For an entrepreneur, there is always one nagging question that has to be answered every single day: What should we build next? As the CEO of two tech companies, this question awaited me as soon as I opened my laptop in the morning and was still on my mind when I turned out the lights before bed each night. “What do we build next?” is such an important question because the answer determines whom you hire, how much you spend, and, most importantly, whether your company will succeed or fail. The building phase is where your blood, sweat, and tears (not to mention money) all go. But how do we decide what to build? What determines which projects we should invest in improving versus which ones we should ignore?
For most of the history of product development, employees built whatever the boss wanted them to build. The leader of the company sent down orders from on high and teams got to work turning that vision into reality. Sometimes, the executive was right and the innovation would be successful, but most often those at the top were wrong. Product teams would spend months if not years (typically isolated from customers) building products that no one ultimately wanted. The lack of user input led to countless product failures.

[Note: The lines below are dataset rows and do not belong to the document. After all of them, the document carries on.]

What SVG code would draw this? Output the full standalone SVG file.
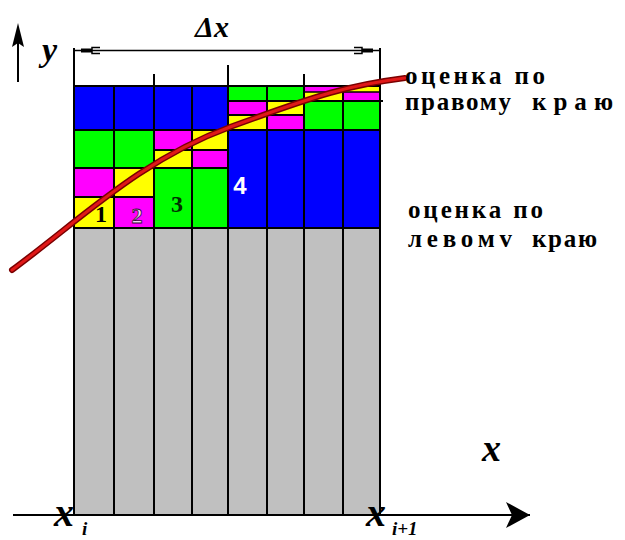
<svg xmlns="http://www.w3.org/2000/svg" width="625" height="540" viewBox="0 0 625 540">
<style>
.b{fill:#0000ff}.g{fill:#00ff00}.m{fill:#ff00ff}.y{fill:#ffff00}.gr{fill:#c0c0c0}
.ln{stroke:#000;stroke-width:2;fill:none}
.tn{stroke:#000;stroke-width:1.5;fill:none}
</style>
<defs>
<marker id="ah" viewBox="0 0 24 26" refX="24" refY="13" markerWidth="24" markerHeight="26" markerUnits="userSpaceOnUse" orient="auto">
<path d="M0,0 L24,13 L0,26 L6,13 Z" fill="#000"/>
</marker>
</defs>
<rect width="625" height="540" fill="#fff"/>
<g id="cells">
<rect class="gr" x="74" y="228" width="306" height="287"/>
<rect class="b" x="74" y="86" width="154" height="44"/>
<rect class="b" x="228" y="130" width="152" height="98"/>
<rect class="g" x="228" y="86" width="39" height="15"/><rect class="m" x="228" y="101" width="39" height="14"/><rect class="y" x="228" y="115" width="39" height="15"/>
<rect class="g" x="267" y="86" width="37" height="15"/><rect class="y" x="267" y="101" width="37" height="14"/><rect class="m" x="267" y="115" width="37" height="15"/>
<rect class="m" x="304" y="86" width="39" height="6"/><rect class="y" x="304" y="92" width="39" height="9"/><rect class="g" x="304" y="101" width="39" height="29"/>
<rect class="y" x="343" y="86" width="37" height="6"/><rect class="m" x="343" y="92" width="37" height="9"/><rect class="g" x="343" y="101" width="37" height="29"/>
<rect class="g" x="74" y="130" width="40" height="38"/><rect class="m" x="74" y="168" width="40" height="29"/><rect class="y" x="74" y="197" width="40" height="31"/>
<rect class="g" x="114" y="130" width="40" height="38"/><rect class="y" x="114" y="168" width="40" height="29"/><rect class="m" x="114" y="197" width="40" height="31"/>
<rect class="m" x="154" y="130" width="38" height="20"/><rect class="y" x="154" y="150" width="38" height="18"/><rect class="g" x="154" y="168" width="38" height="60"/>
<rect class="y" x="192" y="130" width="36" height="19"/><rect class="m" x="192" y="149" width="36" height="19"/><rect class="g" x="192" y="168" width="36" height="60"/>
</g>
<g id="grid">
<path class="ln" d="M74,48 V515 M380,48 V515 M114,86 V515 M154,74 V515 M192,86 V515 M228,65 V515 M267,86 V515 M304,74 V515 M343,86 V515"/>
<path class="ln" d="M74,86 H380 M74,130 H380 M74,228 H380 M74,168 H228 M74,197 H154 M154,150 H228 M228,101 H383 M228,115 H304"/>
<path class="tn" d="M304,92 H380"/>
</g>
<g id="labels-num" font-family="Liberation Serif, serif" font-weight="bold">
<text x="101" y="222" text-anchor="middle" font-size="24" fill="#000">1</text>
<text x="137" y="223" text-anchor="middle" font-size="22" fill="#f4d0f4" stroke="#301030" stroke-width="0.8">2</text>
<text x="177" y="212" text-anchor="middle" font-size="24" fill="#003000">3</text>
<text x="240" y="194" text-anchor="middle" font-family="Liberation Sans, sans-serif" font-size="24" fill="#fff">4</text>
</g>
<g id="curve">
<path d="M12,270 C80,220 140,160 230,127 S350,85 405,78" fill="none" stroke="#7a0000" stroke-width="6" stroke-linecap="round"/>
<path d="M12,270 C80,220 140,160 230,127 S350,85 405,78" fill="none" stroke="#e01818" stroke-width="3" stroke-linecap="round"/>
</g>
<g id="connectors">
<line x1="13" y1="515" x2="530" y2="515" stroke="#000" stroke-width="2" marker-end="url(#ah)"/>
<line x1="18" y1="82" x2="18" y2="30" stroke="#000" stroke-width="2"/>
<path d="M18,23 L24,47 L18,43 L12,47 Z" fill="#000"/>
<line x1="74" y1="50.5" x2="380" y2="50.5" stroke="#000" stroke-width="1.5"/>
<path d="M81,48.5 H92 V52.5 H81 Z" fill="#000"/>
<path d="M100,47.5 H92 V53.5 H100" fill="none" stroke="#000" stroke-width="1.5"/>
<path d="M362,48.5 H373 V52.5 H362 Z" fill="#000"/>
<path d="M354,47.5 H362 V53.5 H354" fill="none" stroke="#000" stroke-width="1.5"/>
</g>
<g id="math" font-family="Liberation Serif, serif" font-weight="bold" font-style="italic" fill="#000">
<text x="212" y="37" text-anchor="middle" font-size="30">Δx</text>
<text x="42" y="61" font-size="34">y</text>
<text x="482" y="461" font-size="38">x</text>
<text x="54" y="526" font-size="40">x</text>
<text x="82" y="535" font-size="19">i</text>
<text x="366" y="526" font-size="40">x</text>
<text x="392" y="535" font-size="19">i+1</text>
</g>
<g id="notes" font-family="Liberation Serif, serif" font-weight="bold" font-size="25" fill="#000">
<text x="405" y="84" textLength="140" lengthAdjust="spacing">оценка по</text>
<text x="405" y="110" textLength="106" lengthAdjust="spacing">правому</text>
<text x="532" y="110" textLength="81" lengthAdjust="spacing">краю</text>
<text x="408" y="218" textLength="135" lengthAdjust="spacing">оценка по</text>
<text x="408" y="247" textLength="104" lengthAdjust="spacing">левомv</text>
<text x="532" y="247" textLength="65" lengthAdjust="spacing">краю</text>
</g>
</svg>
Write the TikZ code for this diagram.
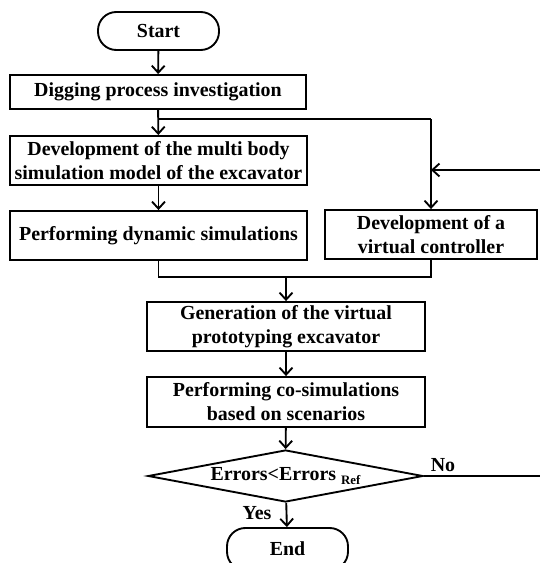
\documentclass[tikz,border=0pt]{standalone}
\usepackage{fontspec}
\setmainfont{Liberation Serif}
\usetikzlibrary{shapes.geometric,arrows.meta}

\tikzset{
  box/.style={draw, line width=1.6pt, align=center, inner sep=1pt,
    font=\fontsize{17}{20.5}\selectfont\bfseries},
  term/.style={box, rounded corners=0.55cm},
  test/.style={box, diamond, aspect=5.3, inner sep=0pt},
  flow/.style={line width=1.6pt, -{Straight Barb[length=6pt,width=11pt]}},
  wire/.style={line width=1.6pt},
  tag/.style={font=\fontsize{17}{20}\selectfont\bfseries},
}

\begin{document}
\begin{tikzpicture}[x=0.03cm, y=-0.03cm]
    \clip (0,0) rectangle (540,563);
    % blocks
    \node[term, minimum width=3.63cm, minimum height=1.14cm] (start) at (158.5,31) {Start};
    \node[box, minimum width=8.88cm, minimum height=1.02cm] (dig) at (158,92) {Digging process investigation};
    \node[box, minimum width=8.91cm, minimum height=1.47cm] (mbs) at (158.5,160.5) {Development of the multi body\\simulation model of the excavator};
    \node[box, minimum width=8.91cm, minimum height=1.47cm] (dyn) at (158.5,235.5) {Performing dynamic simulations};
    \node[box, minimum width=6.36cm, minimum height=1.47cm] (ctrl) at (431,234.5) {Development of a\\virtual controller};
    \node[box, minimum width=8.34cm, minimum height=1.47cm] (proto) at (286,326.5) {Generation of the virtual\\prototyping excavator};
    \node[box, minimum width=8.34cm, minimum height=1.5cm] (cosim) at (286,402) {Performing co-simulations\\based on scenarios};
    \node[test, minimum width=8.25cm, minimum height=1.56cm] (check) at (285.5,476) {Errors<Errors {\fontsize{11}{11}\selectfont\raisebox{-0.8ex}{Ref}}};
    \node[term, minimum width=3.63cm, minimum height=1.26cm] (end) at (287.5,549) {End};

    % junctions
    \coordinate (split) at (dig.south |- 0,119);
    \coordinate (splitR) at (ctrl.north |- 0,119);
    \coordinate (fb) at (ctrl.north |- 0,170);
    \coordinate (joinL) at (dyn.south |- 0,277);
    \coordinate (joinR) at (ctrl.south |- 0,277);
    \coordinate (joinM) at (proto.north |- 0,277);
    \coordinate (noR) at (546,476);
    \coordinate (fbR) at (546,170);

    % connectors
    \draw[flow] (start) -- (dig);
    \draw[flow] (dig) -- (mbs);
    \draw[wire] (split) -- (splitR);
    \draw[flow] (splitR) -- (ctrl);
    \draw[flow] (mbs) -- (dyn);
    \draw[wire] (dyn.south) -- (joinL) -- (joinR) -- (ctrl.south);
    \draw[flow] (joinM) -- (proto);
    \draw[flow] (proto) -- (cosim);
    \draw[flow] (cosim) -- (check);
    \draw[flow] (check) -- (end);
    \draw[wire] (check.east) -- (noR) -- (fbR);
    \draw[flow] (fbR) -- (fb);

    % labels
    \node[tag] (yes) at (257,513) {Yes};
    \node[tag] (no) at (443,465) {No};
\end{tikzpicture}
\end{document}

More recently, a new philosophy of innovation has changed the way many companies do business. Entrepreneurs-turned-authors such as Steve Blank and Eric Ries have promoted building products through continuous improvements by constantly testing and validating ideas with customers. By listening to customer feedback, they argue, companies can decrease the odds of building something no one really wants. I am a subscriber and advocate of Blank and Ries’ process of “customer development.” However, I found something missing when I implemented their methodology—the answer to that same nagging question regarding what to build.